### WORK REQUIRED
All entries below need to be written out exactly, but without their pictures.

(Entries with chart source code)
▬▬▬▬▬▬▬▬▬▬
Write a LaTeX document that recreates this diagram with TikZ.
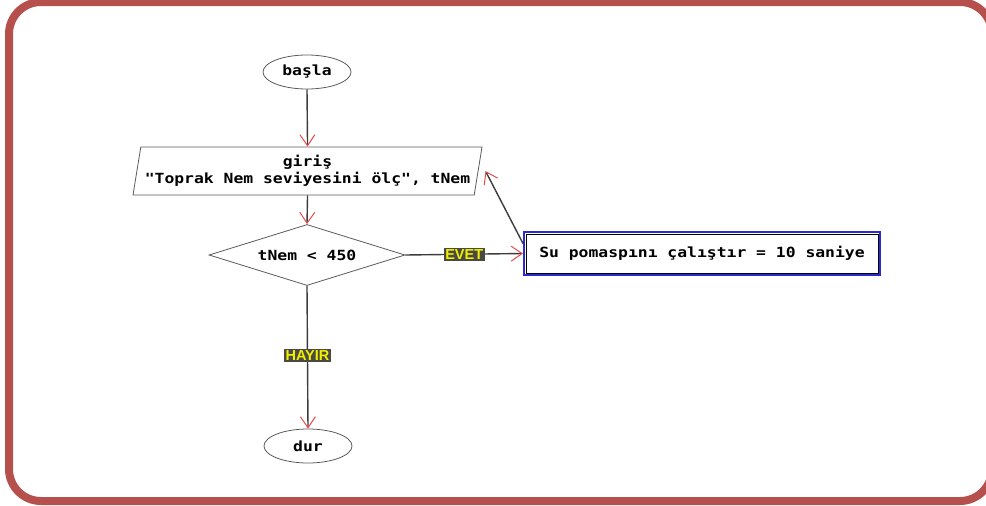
\documentclass[tikz,border=0pt]{standalone}
\usepackage{fontspec}
\usetikzlibrary{shapes.geometric,arrows.meta,calc}
\newfontfamily\monob[FakeStretch=1.17]{DejaVu Sans Mono}
\newfontfamily\labfont{Liberation Sans}
\definecolor{frame}{HTML}{B5504D}
\definecolor{flowgray}{HTML}{3C3C3C}
\definecolor{shapegray}{HTML}{5A5A5A}
\definecolor{tipred}{HTML}{E84A4A}
\definecolor{boxblue}{HTML}{2A2AD0}
\definecolor{labbg}{HTML}{4A4A42}
\definecolor{labfg}{HTML}{F0F000}
\tikzset{
  txt/.style={font=\monob\bfseries\fontsize{14}{17}\selectfont, text=black},
  term/.style={txt, ellipse, draw=shapegray, line width=0.8pt, minimum width=88pt, minimum height=34pt, inner sep=0pt},
  io/.style={txt, trapezium, trapezium left angle=76, trapezium right angle=104, trapezium stretches body, draw=shapegray, line width=0.8pt, minimum width=349pt, minimum height=48pt, inner sep=0pt, align=center},
  decision/.style={txt, diamond, shape aspect=3.2, draw=shapegray, line width=0.8pt, minimum width=196pt, minimum height=61pt, inner sep=0pt},
  procbox/.style={txt, rectangle, draw=boxblue, line width=2pt, minimum width=356pt, minimum height=43pt, inner sep=0pt},
  flow/.style={draw=flowgray, line width=1.4pt, -{Straight Barb[color=tipred, line width=1pt, length=11pt, width=15pt]}},
  lab/.style={font=\labfont\bfseries\fontsize{14.5}{14.5}\selectfont, text=labfg, fill=labbg, inner xsep=1.5pt, inner ysep=1.5pt},
}
\begin{document}
\begin{tikzpicture}[x=1pt,y=-1pt]
\useasboundingbox (0,0) rectangle (986,506);
\begin{scope}
\clip (0,0) rectangle (986,506);
\draw[frame, line width=8pt, rounded corners=32pt] (9,2) rectangle (992,501);
\end{scope}

\node[term] (start) at (307,72) {başla};
\node[io] (input) at (307.5,171) {giriş\\"Toprak Nem seviyesini ölç", tNem};
\node[decision] (dec) at (307,255) {tNem < 450};
\node[procbox] (act) at (702,253.5) {Su pomaspını çalıştır = 10 saniye};
\draw[black, line width=0.9pt] ($(act.south west)+(3,-3)$) rectangle ($(act.north east)+(-3,3)$);
\node[term] (stop) at (308,446) {dur};

\coordinate (backstart) at ($(act.west)+(0,-10)$);
\coordinate (backend) at ($(input.east)+(7,0)$);

\draw[flow] (start.south) -- (input.north);
\draw[flow] (input.south) -- (dec.north);
\draw[flow] (dec.east) -- node[lab] {EVET} (act.west);
\draw[flow] (dec.south) -- node[lab, pos=0.49] {HAYIR} (stop.north);
\draw[flow] (backstart) -- (backend);
\end{tikzpicture}
\end{document}
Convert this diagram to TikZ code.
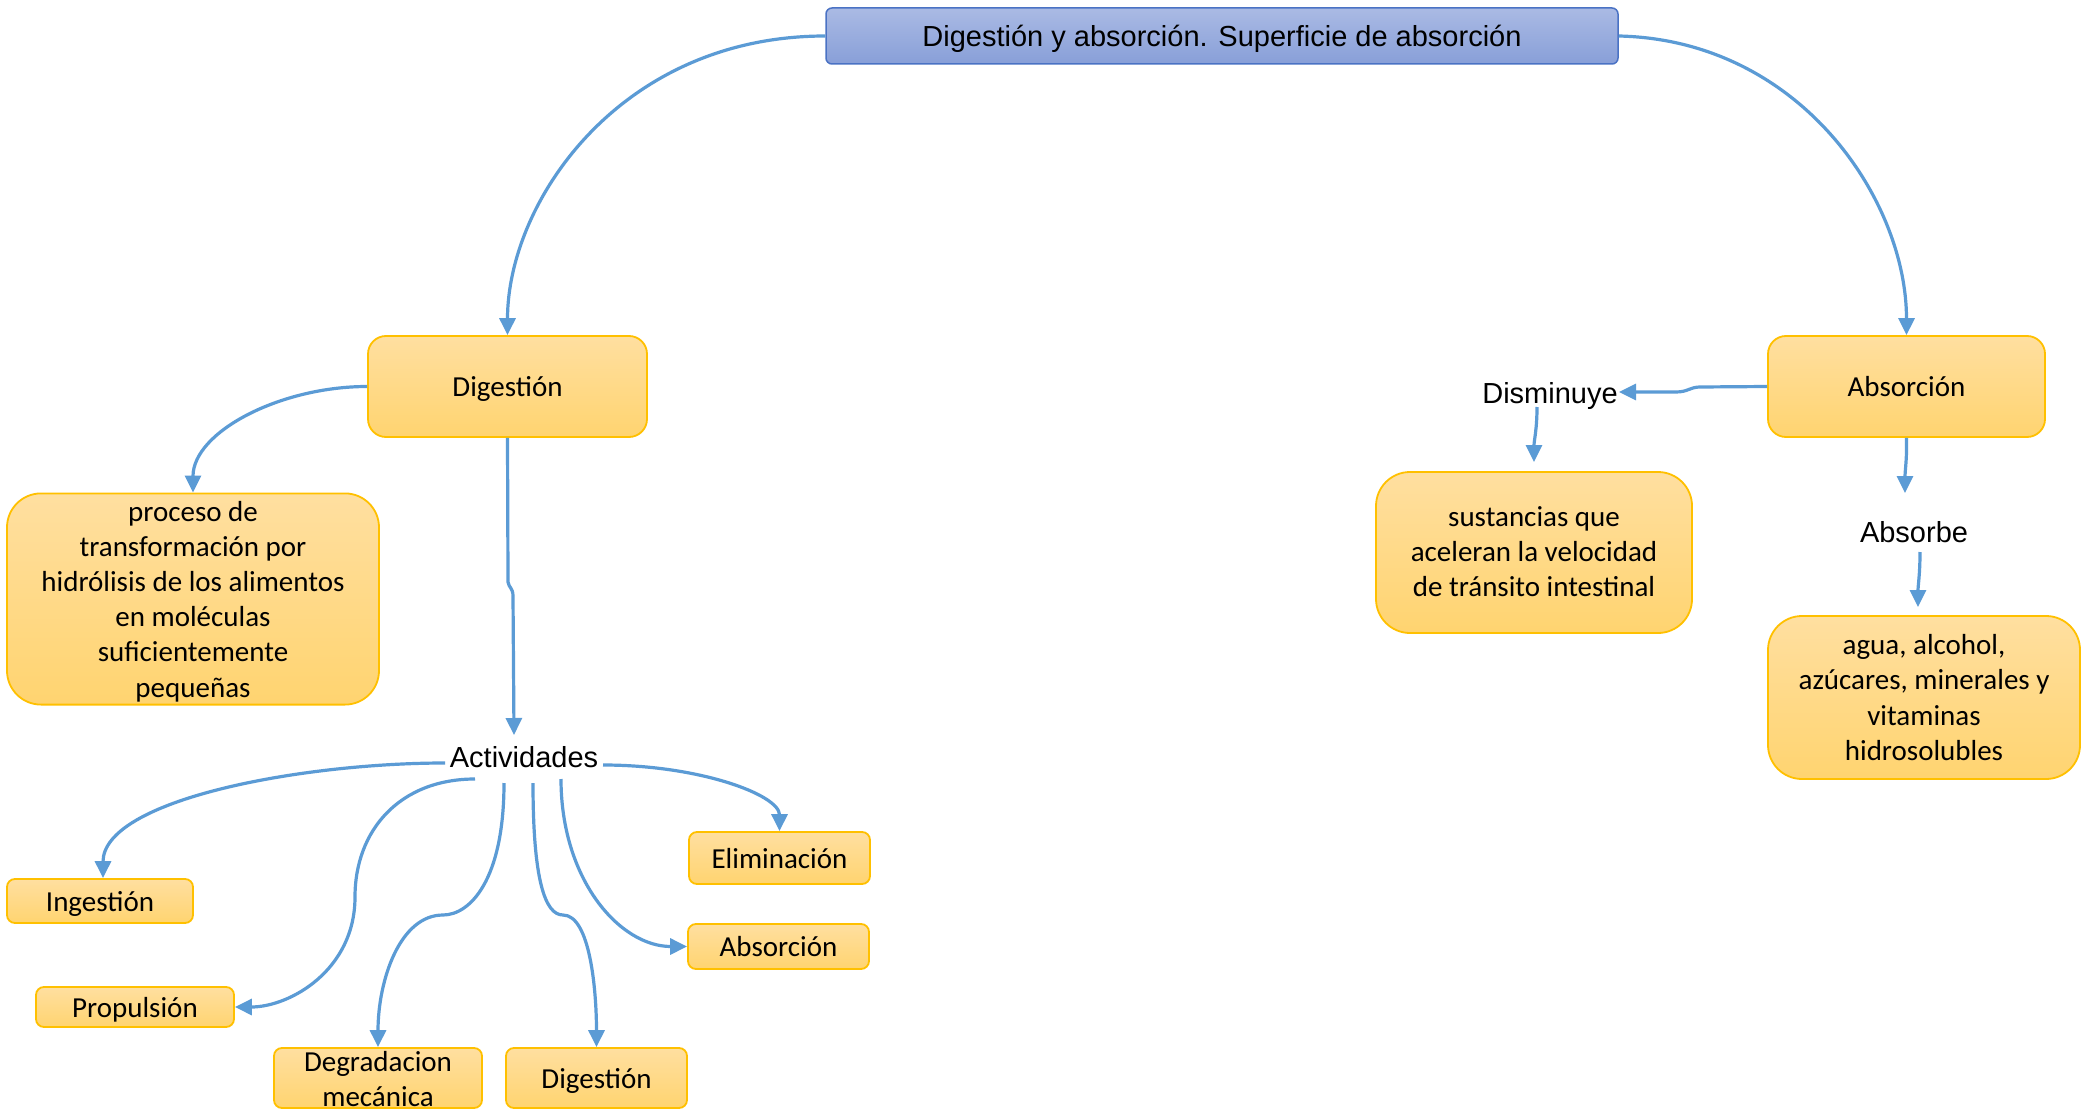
▬▬▬▬▬▬▬▬▬▬
### THE RESULT
Write a LaTeX document that recreates this diagram with TikZ.
\documentclass[tikz,border=0pt]{standalone}
\usepackage{fontspec}
\usetikzlibrary{shapes.geometric,arrows.meta,calc}
\newfontfamily\monob[FakeStretch=1.17]{DejaVu Sans Mono}
\newfontfamily\labfont{Liberation Sans}
\definecolor{frame}{HTML}{B5504D}
\definecolor{flowgray}{HTML}{3C3C3C}
\definecolor{shapegray}{HTML}{5A5A5A}
\definecolor{tipred}{HTML}{E84A4A}
\definecolor{boxblue}{HTML}{2A2AD0}
\definecolor{labbg}{HTML}{4A4A42}
\definecolor{labfg}{HTML}{F0F000}
\tikzset{
  txt/.style={font=\monob\bfseries\fontsize{14}{17}\selectfont, text=black},
  term/.style={txt, ellipse, draw=shapegray, line width=0.8pt, minimum width=88pt, minimum height=34pt, inner sep=0pt},
  io/.style={txt, trapezium, trapezium left angle=76, trapezium right angle=104, trapezium stretches body, draw=shapegray, line width=0.8pt, minimum width=349pt, minimum height=48pt, inner sep=0pt, align=center},
  decision/.style={txt, diamond, shape aspect=3.2, draw=shapegray, line width=0.8pt, minimum width=196pt, minimum height=61pt, inner sep=0pt},
  procbox/.style={txt, rectangle, draw=boxblue, line width=2pt, minimum width=356pt, minimum height=43pt, inner sep=0pt},
  flow/.style={draw=flowgray, line width=1.4pt, -{Straight Barb[color=tipred, line width=1pt, length=11pt, width=15pt]}},
  lab/.style={font=\labfont\bfseries\fontsize{14.5}{14.5}\selectfont, text=labfg, fill=labbg, inner xsep=1.5pt, inner ysep=1.5pt},
}
\begin{document}
\begin{tikzpicture}[x=1pt,y=-1pt]
\useasboundingbox (0,0) rectangle (986,506);
\begin{scope}
\clip (0,0) rectangle (986,506);
\draw[frame, line width=8pt, rounded corners=32pt] (9,2) rectangle (992,501);
\end{scope}

\node[term] (start) at (307,72) {başla};
\node[io] (input) at (307.5,171) {giriş\\"Toprak Nem seviyesini ölç", tNem};
\node[decision] (dec) at (307,255) {tNem < 450};
\node[procbox] (act) at (702,253.5) {Su pomaspını çalıştır = 10 saniye};
\draw[black, line width=0.9pt] ($(act.south west)+(3,-3)$) rectangle ($(act.north east)+(-3,3)$);
\node[term] (stop) at (308,446) {dur};

\coordinate (backstart) at ($(act.west)+(0,-10)$);
\coordinate (backend) at ($(input.east)+(7,0)$);

\draw[flow] (start.south) -- (input.north);
\draw[flow] (input.south) -- (dec.north);
\draw[flow] (dec.east) -- node[lab] {EVET} (act.west);
\draw[flow] (dec.south) -- node[lab, pos=0.49] {HAYIR} (stop.north);
\draw[flow] (backstart) -- (backend);
\end{tikzpicture}
\end{document}
Convert this diagram to TikZ code.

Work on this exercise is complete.